Voilà donc l’ex-Zaïre doté d’un président élu, Joseph Kabila, et de 500 députés. Ayant suivi les choses de près, pensez-vous que le pays a véritablement pris le chemin de la paix ?

• Le Congo est devant une chance historique et tout pays doit accepter de saisir sa chance, car dans le cas contraire, il se marginalise et n’avance pas. Nous avons une chance : pour la première fois depuis 40 ans, le peuple congolais a pu se prononcer. Ce pays a choisi ses dirigeants et a le droit de demander des comptes à ces derniers. Cela est déjà un grand pas, car avant, ce sont les dirigeants qui choisissaient la population. Ils s’imposaient au peuple.

Pour la première fois aussi après la conférence nationale souveraine, qui a été un grand moment d’analyses, le peuple a la possibilité de réaliser des programmes. On a aujourd’hui des institutions républicaines, qui doivent prendre leurs responsabilités. J’estime que pour le faire, il faut respecter la Constitution, c’est-à-dire accepter la séparation des pouvoirs. Il faut réformer le pouvoir judiciaire, car sans cette réforme, il y aurait l’arbitraire et l’impunité.

Le pays doit tirer leçons du désordre que nous avons eu, et accepter également la réforme de l’armée et de la sécurité, une réforme qui doit être radicale, car cette armée est pour beaucoup dans le désordre que nous avons vécu. Il faut ouvrir ce chantier aussi. La lutte contre la corruption et le combat pour la bonne gouvernance à tous les niveaux sont aussi d’autres chantiers, concernant non pas exclusivement les dirigeants, mais aussi les autres acteurs politiques et sociaux. Je suis de ceux qui pensent qu’au Congo, pendant longtemps on a privilégié le dialogue, la politique occupait tout le terrain. Maintenant, place aux actes, il faut remettre les pendules à l’heure, les discours ne se mangent pas et n’améliorent pas les conditions de vie des gens.

Il faut des actions concrètes, car on ne développe pas une personne, elle se développe. Au Congo, tout est à reconstruire, il faut une refondation de l’Etat. L’accent doit être mis de nos jours sur l’investissement humain.
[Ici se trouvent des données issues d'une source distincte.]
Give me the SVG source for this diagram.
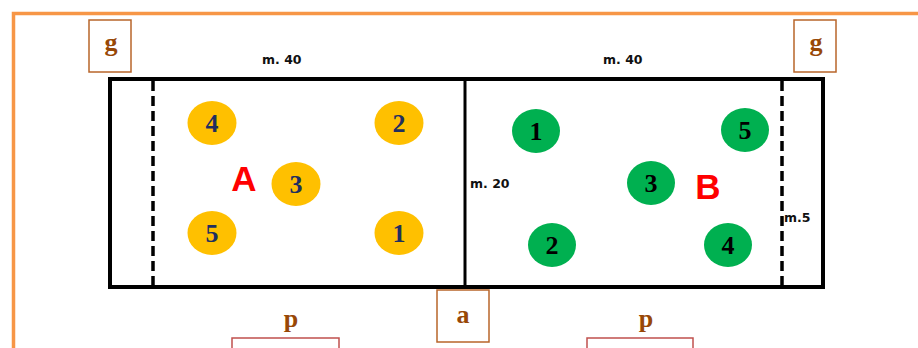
<svg xmlns="http://www.w3.org/2000/svg" width="918" height="348" viewBox="0 0 918 348">
<style>
.lbl{font-family:"Liberation Serif",serif;font-weight:bold;font-size:26px;fill:#984806;text-anchor:middle}
.box{fill:#fff;stroke:#B8652A;stroke-width:1.5}
.pbox{fill:#fff;stroke:#C0504D;stroke-width:1.5}
.m{font-family:"DejaVu Sans",sans-serif;font-weight:bold;font-size:12.5px;fill:#111}
.yl{fill:#FFC000}
.gr{fill:#00B050}
.ny{font-family:"Liberation Serif",serif;font-weight:bold;font-size:26px;fill:#1F2F5F;text-anchor:middle}
.nb{font-family:"Liberation Serif",serif;font-weight:bold;font-size:26px;fill:#000;text-anchor:middle}
.team{font-family:"Liberation Sans",sans-serif;font-weight:bold;font-size:35px;fill:#FF0000;text-anchor:middle}
</style>
<rect x="0" y="0" width="918" height="348" fill="#fff"/>
<path d="M13.5 348 V13.5 H918" fill="none" stroke="#F79646" stroke-width="3.5"/>
<g id="court">
<rect x="110" y="79" width="713" height="208" fill="none" stroke="#000" stroke-width="4"/>
<line x1="465" y1="79" x2="465" y2="287" stroke="#000" stroke-width="3"/>
<line x1="153" y1="81" x2="153" y2="285" stroke="#000" stroke-width="3.5" stroke-dasharray="10,5"/>
<line x1="782" y1="81" x2="782" y2="285" stroke="#000" stroke-width="3.5" stroke-dasharray="10,5"/>
</g>
<g id="g-left"><rect class="box" x="89" y="20" width="42" height="52"/><text class="lbl" x="111" y="51">g</text></g>
<g id="g-right"><rect class="box" x="794" y="20" width="42" height="52"/><text class="lbl" x="816" y="51">g</text></g>
<g id="a"><rect class="box" x="437" y="290" width="52" height="52"/><text class="lbl" x="463" y="323">a</text></g>
<g id="p-left"><text class="lbl" x="291" y="327">p</text><rect class="pbox" x="232" y="338" width="107" height="20"/></g>
<g id="p-right"><text class="lbl" x="646" y="327">p</text><rect class="pbox" x="587" y="338" width="106" height="20"/></g>
<g id="labels">
<text class="m" x="262" y="64">m. 40</text>
<text class="m" x="603" y="64">m. 40</text>
<text class="m" x="470" y="188">m. 20</text>
<text class="m" x="784" y="222">m.5</text>
</g>
<g id="team-a">
<text class="team" x="244" y="191">A</text>
<g id="a4"><ellipse class="yl" cx="212" cy="123" rx="24.5" ry="22"/><text class="ny" x="212" y="132">4</text></g>
<g id="a2"><ellipse class="yl" cx="399" cy="123" rx="24.5" ry="22"/><text class="ny" x="399" y="132">2</text></g>
<g id="a3"><ellipse class="yl" cx="296" cy="184" rx="24.5" ry="22"/><text class="ny" x="296" y="193">3</text></g>
<g id="a5"><ellipse class="yl" cx="212" cy="233" rx="24.5" ry="22"/><text class="ny" x="212" y="242">5</text></g>
<g id="a1"><ellipse class="yl" cx="399" cy="233" rx="24.5" ry="22"/><text class="ny" x="399" y="242">1</text></g>
</g>
<g id="team-b">
<text class="team" x="708" y="199">B</text>
<g id="b1"><ellipse class="gr" cx="536" cy="131" rx="24" ry="22"/><text class="nb" x="536" y="140">1</text></g>
<g id="b5"><ellipse class="gr" cx="745" cy="130" rx="24" ry="22"/><text class="nb" x="745" y="139">5</text></g>
<g id="b3"><ellipse class="gr" cx="651" cy="183" rx="24" ry="22"/><text class="nb" x="651" y="192">3</text></g>
<g id="b2"><ellipse class="gr" cx="552" cy="245" rx="24" ry="22"/><text class="nb" x="552" y="254">2</text></g>
<g id="b4"><ellipse class="gr" cx="728" cy="245" rx="24" ry="22"/><text class="nb" x="728" y="254">4</text></g>
</g>
</svg>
Vous minimisez donc la fracture Est-Ouest du Congo, qui s’est faite jour lors de la présidentielle ?

• Une fracture électorale n’est pas toujours sociale. La compétition électorale a eu lieu. Les acteurs politiques sont devant un défi : soit ils exploitent cette fracture électorale pour en faire des fractures sociales, et donc ils s’engageront sur des luttes identitaires, ce qui est dangereux, soit ils prennent le chemin des chantiers sociaux et économiques. Dans ce cas, cette fracture imaginaire ne sera pas réelle. Car, souvent des fractures identitaires deviennent plus tard réelles, on a vu des pays qui ont sombré dans la violence, dans le génocide. Je ne souhaite pas cela pour mon pays.

J’espère que tout le monde sera bon joueur. Kabila a gagné la présidentielle, mais Bemba a beaucoup de députés à l’AN et de nombreux sénateurs, il à sa partition à jouer. Chacun n’a qu’à jouer son rôle. Je ne crois pas à cette fracture et je suis bien placé pour le dire puisque je suis passé partout dans les recoins du pays. Je n’ai constaté qu’une chose : les Congolais cherchent à bien vivre dans la paix. Je crois plus en cela qu’à des histoires qui tournent autour des personnes.

Selon vous, le tandem Kabila-Gisenga (premier ministre de 81 ans) peut-il tenir ?

• Ce n’est pas à moi de le dire. C’est à eux de le prouver. Je n’ai rien à prophétiser. Mais ce sont les Congolais qui doivent construire le Congo, au lieu d’attendre une solution magique venant de quelques personnes.